Jack Baruth argues that Lexus, having raised the bar for near-luxury vehicles with a reskinned Camry, is ultimately responsible for killing Saab, and contrasts the two marques:
The Saab story includes airplanes, rally drivers, turbochargers, iconoclastic personalities, and more than half a century of fabulous designs. The Lexus story is this: it’s a Toyota for people too snobbish or fearful to be seen in a Toyota. Saabs have been wonderful, frisky, characterful companions for a very long time. People cry when their Saabs are towed away for the last time. Nobody’s ever cried over a Lexus, except possibly when they received a repair bill for their out-of-warranty second-gen LS400. Saab was real. Lexus is fake.
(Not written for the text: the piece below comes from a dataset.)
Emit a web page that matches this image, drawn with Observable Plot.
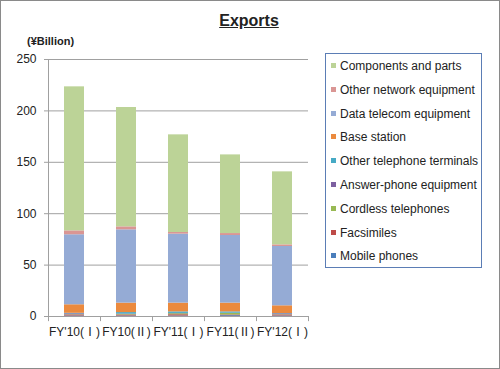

Simple as that.
Or is it that simple? Saab has been a fraud and a fake for nearly twenty years, selling second-rate cars on dimly remembered glories. Meanwhile, Lexus has been continually building the cars their customers want, always fresh, nearly always reliable, always sold and serviced with a smile. Saab’s better future was perpetually around the corner; meanwhile, the next Lexus was completed on time and plopped, Harvest-Gold-colored, on a calmly rotating showroom turntable. Ask any Saab enthusiast about the brand and they will tell you about the 900 SPG, but ask a Lexus owner about his car and he will tell you he likes it. What is real, and what is no longer relevant?
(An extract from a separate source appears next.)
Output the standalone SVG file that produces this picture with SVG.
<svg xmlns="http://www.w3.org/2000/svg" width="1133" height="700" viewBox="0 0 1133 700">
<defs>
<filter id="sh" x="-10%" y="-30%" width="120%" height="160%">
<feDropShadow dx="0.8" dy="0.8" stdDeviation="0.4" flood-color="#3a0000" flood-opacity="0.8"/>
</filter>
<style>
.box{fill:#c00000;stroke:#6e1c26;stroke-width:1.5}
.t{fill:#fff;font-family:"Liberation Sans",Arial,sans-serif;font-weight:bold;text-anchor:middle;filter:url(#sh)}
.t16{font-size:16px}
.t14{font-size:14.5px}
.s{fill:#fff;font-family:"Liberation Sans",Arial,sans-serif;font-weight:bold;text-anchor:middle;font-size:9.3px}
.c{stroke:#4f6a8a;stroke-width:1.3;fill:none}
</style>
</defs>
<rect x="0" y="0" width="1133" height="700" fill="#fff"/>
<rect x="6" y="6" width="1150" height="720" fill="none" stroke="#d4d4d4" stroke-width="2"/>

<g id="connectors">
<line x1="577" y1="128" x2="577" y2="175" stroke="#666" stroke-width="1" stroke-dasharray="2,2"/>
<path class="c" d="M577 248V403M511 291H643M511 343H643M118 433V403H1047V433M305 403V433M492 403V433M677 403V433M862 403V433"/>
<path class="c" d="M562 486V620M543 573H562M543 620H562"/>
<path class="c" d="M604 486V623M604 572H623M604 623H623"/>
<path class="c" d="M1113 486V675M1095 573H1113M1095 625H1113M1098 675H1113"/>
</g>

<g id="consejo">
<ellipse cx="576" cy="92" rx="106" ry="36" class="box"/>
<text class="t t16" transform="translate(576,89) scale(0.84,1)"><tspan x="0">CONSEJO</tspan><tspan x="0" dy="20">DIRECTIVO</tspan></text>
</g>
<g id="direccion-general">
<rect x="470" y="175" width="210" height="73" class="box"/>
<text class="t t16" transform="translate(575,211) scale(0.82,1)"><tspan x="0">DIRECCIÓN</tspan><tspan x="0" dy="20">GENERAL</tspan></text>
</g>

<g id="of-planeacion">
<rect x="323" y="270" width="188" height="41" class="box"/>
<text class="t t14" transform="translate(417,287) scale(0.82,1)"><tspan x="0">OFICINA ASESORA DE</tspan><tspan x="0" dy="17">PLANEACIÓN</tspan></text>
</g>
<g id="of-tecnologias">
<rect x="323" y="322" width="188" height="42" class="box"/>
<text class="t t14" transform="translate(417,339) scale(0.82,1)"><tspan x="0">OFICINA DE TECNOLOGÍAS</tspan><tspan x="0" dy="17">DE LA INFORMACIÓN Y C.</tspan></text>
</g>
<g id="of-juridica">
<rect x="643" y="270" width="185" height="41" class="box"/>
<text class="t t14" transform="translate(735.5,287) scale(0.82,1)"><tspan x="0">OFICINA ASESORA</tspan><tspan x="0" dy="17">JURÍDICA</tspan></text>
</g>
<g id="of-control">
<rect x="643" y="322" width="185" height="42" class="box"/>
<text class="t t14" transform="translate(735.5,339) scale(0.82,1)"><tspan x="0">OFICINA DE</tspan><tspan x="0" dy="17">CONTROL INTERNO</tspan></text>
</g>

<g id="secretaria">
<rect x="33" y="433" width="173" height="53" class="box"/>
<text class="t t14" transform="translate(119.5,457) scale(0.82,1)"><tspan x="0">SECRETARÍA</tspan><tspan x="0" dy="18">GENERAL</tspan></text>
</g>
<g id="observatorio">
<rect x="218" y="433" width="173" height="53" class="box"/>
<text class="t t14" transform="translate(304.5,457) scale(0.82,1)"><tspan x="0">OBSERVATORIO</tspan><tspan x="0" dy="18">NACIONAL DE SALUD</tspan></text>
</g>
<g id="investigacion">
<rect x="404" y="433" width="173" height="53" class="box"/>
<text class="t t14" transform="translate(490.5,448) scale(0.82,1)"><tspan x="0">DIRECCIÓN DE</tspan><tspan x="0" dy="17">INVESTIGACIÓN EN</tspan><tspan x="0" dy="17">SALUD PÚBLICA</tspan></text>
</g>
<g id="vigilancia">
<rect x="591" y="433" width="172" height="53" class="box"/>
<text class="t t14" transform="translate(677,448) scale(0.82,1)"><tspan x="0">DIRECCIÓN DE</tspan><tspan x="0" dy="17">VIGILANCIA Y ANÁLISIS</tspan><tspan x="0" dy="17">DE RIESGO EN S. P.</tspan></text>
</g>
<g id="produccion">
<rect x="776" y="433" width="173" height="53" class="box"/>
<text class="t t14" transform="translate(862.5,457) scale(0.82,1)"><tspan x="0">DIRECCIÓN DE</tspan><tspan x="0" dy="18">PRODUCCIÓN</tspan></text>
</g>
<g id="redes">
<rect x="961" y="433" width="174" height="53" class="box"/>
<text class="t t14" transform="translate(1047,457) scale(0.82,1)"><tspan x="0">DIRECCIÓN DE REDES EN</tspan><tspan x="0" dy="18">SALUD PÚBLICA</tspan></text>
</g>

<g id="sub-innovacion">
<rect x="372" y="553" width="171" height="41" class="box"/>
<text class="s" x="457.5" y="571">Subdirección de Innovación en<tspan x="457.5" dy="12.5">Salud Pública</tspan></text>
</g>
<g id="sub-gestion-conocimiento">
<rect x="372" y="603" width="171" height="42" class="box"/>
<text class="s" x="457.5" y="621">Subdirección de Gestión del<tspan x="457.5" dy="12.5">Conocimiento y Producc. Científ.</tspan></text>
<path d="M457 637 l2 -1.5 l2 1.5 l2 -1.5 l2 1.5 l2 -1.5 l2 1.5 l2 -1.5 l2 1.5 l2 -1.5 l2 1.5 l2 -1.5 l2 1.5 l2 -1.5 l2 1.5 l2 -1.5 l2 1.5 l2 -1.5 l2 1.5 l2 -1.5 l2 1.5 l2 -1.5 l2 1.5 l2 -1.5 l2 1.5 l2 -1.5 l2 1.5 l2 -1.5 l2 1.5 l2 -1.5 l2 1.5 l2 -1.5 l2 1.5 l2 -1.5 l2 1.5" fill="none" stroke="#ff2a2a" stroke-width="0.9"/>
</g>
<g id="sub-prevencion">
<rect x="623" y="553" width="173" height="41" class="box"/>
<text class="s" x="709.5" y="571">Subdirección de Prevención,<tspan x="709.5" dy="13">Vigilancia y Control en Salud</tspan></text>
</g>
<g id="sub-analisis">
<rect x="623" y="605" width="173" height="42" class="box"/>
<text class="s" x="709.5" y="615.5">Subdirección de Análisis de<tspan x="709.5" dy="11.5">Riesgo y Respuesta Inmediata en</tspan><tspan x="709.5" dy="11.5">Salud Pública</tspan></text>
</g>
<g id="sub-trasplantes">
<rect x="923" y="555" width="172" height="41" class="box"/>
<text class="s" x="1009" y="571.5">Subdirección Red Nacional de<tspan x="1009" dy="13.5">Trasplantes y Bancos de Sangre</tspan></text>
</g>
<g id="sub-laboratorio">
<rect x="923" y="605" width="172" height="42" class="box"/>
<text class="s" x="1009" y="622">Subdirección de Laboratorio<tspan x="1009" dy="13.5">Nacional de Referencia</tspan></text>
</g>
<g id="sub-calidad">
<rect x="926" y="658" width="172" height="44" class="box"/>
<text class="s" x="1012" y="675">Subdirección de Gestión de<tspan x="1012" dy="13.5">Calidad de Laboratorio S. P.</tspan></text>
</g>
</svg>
Perhaps it’s just that mystique hasn’t counted for much in the actual cash register since Mercury tried to sell a car by that name. Daimler spent more than a decade trying to stir up demand for an S-Class Benz at triple the price under a brand name no one had seen for forty-odd years; occasionally someone dusts off a sort-of-classic nameplate from the days of American iron, there is sound and fury, but nothing to drive; I’m guessing that for every thousand self-described Alfa Romeo fans on automotive message boards, Alfa will eventually sell about 14 cars. There’s no money in dreams, maybe. Or perhaps it’s just that everybody making cars has decided that they want to grow up and be Toyota. Which is relevant, but no fun. And yet I may end up owning an
Anodyne Antiseptic Avalon, simply because it’s the closest thing to what I drive now.